Hold on. There’s more.

Since you’re an FCS program I feel compelled to point out that your brethren are 0-12 against the Tigers.

As for the SEC, no one in the conference — not Alabama, Auburn, Florida, Georgia, no one — can match LSU’s winning percentage of .952 (60-3) in non-conference games since 2000.

The heart of that stretch was an NCAA-record 52-game non-conference win streak that ended in the season opener against Wisconsin at Lambeau Field last season.

Before that game, the Tigers had not lost a non-conference game since 2002 when Virginia Tech won the season opener 26-8 in Blacksburg.

As for teams from some place outside the SEC entering Tiger Stadium and exiting with a victory, well it hasn’t happened since 2000 when UAB pulled it off.

Since then, LSU has non-conference victories against 38 FBS programs representing all nine of the SEC’s peers, and last week’s 27-0 win vs. BYU got the independents in on the action.

We all know why teams like LSU schedule teams like the Mocs. It’s for the same reason that boxers schedule sparring partners. They need good work against an opponent that has enough ability to sharpen their skills without having enough ability to represent a serious danger of injuring them.

The Tigers opened the season with what turned into little more than a sparring match as they whipped BYU, a program of significantly greater stature than Chattanooga. LSU was able to play 17 true freshmen and eight redshirt freshmen.

Few if any anticipated LSU having that easy of a time, but this game was scheduled with the expectation that young players such as quarterback Myles Brennan, running back Clyde Edwards-Helaire and others will get much-needed experience without learning on the job in a situation in which freshman mistakes could jeopardize the outcome.
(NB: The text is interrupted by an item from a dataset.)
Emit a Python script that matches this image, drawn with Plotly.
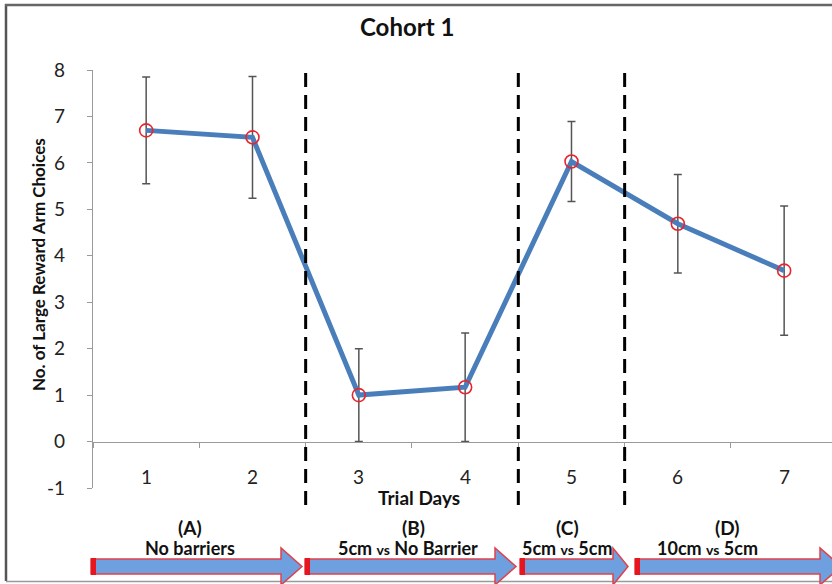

LSU coach Ed Orgeron called the Mocs a “solid football team,” but added, “It’s not going to be about them. It’s going to be about us.”

Which is exactly right. It’s about the Tigers using this game to prepare themselves for the start of SEC play next week at Mississippi State.

“Here is the challenge of this week, OK?” Orgeron said. “Focusing on the task at hand. Get our team ready, get our team ready for a battle, and we’ve all been in these games where you can overlook the opponent and it turns out to be a battle. So we are not planning for anything but a battle.

“Obviously if things go the way we want them to — and in any game, just like you saw last week — we put in the freshmen. We will play the freshmen. but only when it’s time. We are not going into the game saying, ‘we are not playing this guy, we are not playing this guy.’ We are going in guns loaded to win the football game, whatever it takes.”

And, who knows, maybe the Mocs will make things interesting for a half, perhaps even three quarters, and maybe even four quarters.

But recent history strongly suggests otherwise.